▶ **WORK TO BE COMPLETED**: Below this line is a set of entries; quote exactly the lines from the line that contains "Output the Python" to the line that contains "1-401/647, (1097-90)/1472, (401-98)/647])", both lines included.

▶ **INPUT ROWS**:
++++

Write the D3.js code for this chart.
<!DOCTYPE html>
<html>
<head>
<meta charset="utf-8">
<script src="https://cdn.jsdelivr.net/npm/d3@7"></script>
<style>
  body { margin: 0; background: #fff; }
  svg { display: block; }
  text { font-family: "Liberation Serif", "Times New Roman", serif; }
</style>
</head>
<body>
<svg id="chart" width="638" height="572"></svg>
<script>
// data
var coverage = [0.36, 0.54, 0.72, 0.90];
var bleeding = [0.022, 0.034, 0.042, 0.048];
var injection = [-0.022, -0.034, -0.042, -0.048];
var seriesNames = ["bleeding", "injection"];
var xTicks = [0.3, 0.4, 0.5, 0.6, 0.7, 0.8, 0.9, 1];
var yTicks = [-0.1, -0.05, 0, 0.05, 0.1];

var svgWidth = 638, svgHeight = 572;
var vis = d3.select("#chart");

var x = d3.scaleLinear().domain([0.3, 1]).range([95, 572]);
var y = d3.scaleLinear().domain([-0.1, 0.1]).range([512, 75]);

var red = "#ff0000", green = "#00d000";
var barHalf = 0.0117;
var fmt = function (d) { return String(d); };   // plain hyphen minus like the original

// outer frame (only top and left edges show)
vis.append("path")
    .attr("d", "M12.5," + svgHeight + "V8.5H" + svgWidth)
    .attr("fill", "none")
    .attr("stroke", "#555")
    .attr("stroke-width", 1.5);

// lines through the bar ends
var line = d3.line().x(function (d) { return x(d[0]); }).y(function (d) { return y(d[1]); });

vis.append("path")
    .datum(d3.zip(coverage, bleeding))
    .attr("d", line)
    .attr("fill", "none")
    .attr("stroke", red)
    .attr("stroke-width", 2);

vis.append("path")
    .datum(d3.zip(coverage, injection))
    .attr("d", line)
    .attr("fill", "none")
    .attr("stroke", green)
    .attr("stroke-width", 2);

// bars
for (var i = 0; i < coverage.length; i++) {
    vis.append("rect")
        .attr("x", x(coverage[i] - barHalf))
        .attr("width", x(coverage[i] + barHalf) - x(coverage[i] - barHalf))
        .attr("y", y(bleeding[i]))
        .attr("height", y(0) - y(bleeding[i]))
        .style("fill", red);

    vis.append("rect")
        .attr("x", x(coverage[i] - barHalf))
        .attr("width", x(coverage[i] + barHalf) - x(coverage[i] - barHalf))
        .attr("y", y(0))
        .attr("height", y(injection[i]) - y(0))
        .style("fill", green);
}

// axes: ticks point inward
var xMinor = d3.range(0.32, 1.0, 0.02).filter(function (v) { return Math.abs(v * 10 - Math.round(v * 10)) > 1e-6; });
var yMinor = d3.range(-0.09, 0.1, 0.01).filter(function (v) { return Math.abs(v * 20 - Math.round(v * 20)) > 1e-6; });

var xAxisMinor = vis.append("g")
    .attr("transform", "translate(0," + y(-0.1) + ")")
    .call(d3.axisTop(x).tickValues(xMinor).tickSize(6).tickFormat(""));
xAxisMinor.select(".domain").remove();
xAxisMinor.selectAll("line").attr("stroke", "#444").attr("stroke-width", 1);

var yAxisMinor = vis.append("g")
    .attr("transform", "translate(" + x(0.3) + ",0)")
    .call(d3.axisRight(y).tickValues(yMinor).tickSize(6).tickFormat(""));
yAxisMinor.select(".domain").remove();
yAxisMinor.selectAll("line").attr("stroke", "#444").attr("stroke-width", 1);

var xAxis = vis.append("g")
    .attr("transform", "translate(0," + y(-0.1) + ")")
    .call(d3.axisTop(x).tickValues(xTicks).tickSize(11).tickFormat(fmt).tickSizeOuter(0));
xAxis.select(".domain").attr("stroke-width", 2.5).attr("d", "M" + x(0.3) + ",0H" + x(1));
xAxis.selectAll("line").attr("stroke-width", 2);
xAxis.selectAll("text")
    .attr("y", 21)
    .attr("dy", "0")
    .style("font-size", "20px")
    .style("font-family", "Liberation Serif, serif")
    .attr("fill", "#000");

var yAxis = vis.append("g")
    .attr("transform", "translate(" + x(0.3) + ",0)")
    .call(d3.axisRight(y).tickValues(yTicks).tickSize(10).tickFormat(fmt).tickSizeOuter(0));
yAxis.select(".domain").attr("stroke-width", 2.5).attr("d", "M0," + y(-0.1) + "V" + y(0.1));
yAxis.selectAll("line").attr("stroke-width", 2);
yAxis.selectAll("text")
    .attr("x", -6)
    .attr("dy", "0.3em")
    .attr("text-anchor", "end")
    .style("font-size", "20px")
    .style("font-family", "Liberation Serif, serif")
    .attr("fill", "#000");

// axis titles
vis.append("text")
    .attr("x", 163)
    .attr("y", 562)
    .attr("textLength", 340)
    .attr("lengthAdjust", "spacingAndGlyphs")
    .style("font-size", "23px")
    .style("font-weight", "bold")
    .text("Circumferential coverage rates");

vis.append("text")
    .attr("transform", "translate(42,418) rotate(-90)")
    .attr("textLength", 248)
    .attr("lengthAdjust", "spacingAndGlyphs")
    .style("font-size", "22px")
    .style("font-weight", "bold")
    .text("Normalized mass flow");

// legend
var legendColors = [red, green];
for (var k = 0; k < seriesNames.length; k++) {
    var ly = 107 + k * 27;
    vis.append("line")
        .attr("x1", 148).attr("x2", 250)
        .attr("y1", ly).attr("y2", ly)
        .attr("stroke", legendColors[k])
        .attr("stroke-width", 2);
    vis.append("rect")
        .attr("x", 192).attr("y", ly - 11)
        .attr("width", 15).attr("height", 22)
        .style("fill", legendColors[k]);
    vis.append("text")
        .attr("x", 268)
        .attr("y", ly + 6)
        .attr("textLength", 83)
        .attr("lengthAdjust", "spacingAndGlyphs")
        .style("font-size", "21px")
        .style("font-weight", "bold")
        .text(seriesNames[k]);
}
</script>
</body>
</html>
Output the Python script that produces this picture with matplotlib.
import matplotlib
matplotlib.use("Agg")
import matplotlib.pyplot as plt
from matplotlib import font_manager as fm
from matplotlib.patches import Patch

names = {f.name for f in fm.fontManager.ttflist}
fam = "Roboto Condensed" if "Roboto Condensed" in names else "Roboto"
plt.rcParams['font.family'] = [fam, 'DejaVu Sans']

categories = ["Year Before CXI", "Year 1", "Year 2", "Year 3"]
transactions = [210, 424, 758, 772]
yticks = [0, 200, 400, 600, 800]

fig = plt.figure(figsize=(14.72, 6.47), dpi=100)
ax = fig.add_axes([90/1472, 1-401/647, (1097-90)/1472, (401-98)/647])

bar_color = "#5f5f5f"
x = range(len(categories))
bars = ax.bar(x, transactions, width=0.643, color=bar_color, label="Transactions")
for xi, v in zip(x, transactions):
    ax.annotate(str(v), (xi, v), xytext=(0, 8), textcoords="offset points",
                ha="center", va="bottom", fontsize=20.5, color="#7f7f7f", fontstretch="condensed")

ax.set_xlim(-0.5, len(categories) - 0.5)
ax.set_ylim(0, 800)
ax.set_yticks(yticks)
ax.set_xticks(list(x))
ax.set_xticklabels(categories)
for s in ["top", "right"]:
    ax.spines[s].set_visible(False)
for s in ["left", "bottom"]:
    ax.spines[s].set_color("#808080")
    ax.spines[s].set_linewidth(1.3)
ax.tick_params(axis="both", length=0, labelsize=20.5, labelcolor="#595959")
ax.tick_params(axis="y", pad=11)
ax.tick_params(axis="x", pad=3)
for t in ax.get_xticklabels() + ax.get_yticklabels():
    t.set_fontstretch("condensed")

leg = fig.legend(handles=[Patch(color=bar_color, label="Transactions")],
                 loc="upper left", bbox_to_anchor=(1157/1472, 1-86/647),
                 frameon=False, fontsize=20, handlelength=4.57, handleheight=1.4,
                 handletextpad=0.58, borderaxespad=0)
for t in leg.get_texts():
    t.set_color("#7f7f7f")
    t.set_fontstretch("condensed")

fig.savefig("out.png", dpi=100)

++++

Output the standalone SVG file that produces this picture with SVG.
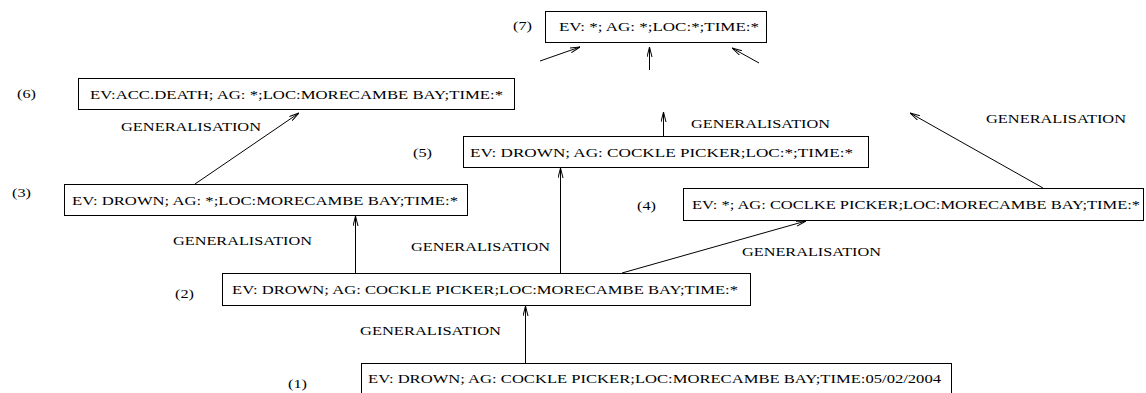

++++

▶ **TASK SOLUTION**:
Output the Python script that produces this picture with matplotlib.
import matplotlib
matplotlib.use("Agg")
import matplotlib.pyplot as plt
from matplotlib import font_manager as fm
from matplotlib.patches import Patch

names = {f.name for f in fm.fontManager.ttflist}
fam = "Roboto Condensed" if "Roboto Condensed" in names else "Roboto"
plt.rcParams['font.family'] = [fam, 'DejaVu Sans']

categories = ["Year Before CXI", "Year 1", "Year 2", "Year 3"]
transactions = [210, 424, 758, 772]
yticks = [0, 200, 400, 600, 800]

fig = plt.figure(figsize=(14.72, 6.47), dpi=100)
ax = fig.add_axes([90/1472, 1-401/647, (1097-90)/1472, (401-98)/647])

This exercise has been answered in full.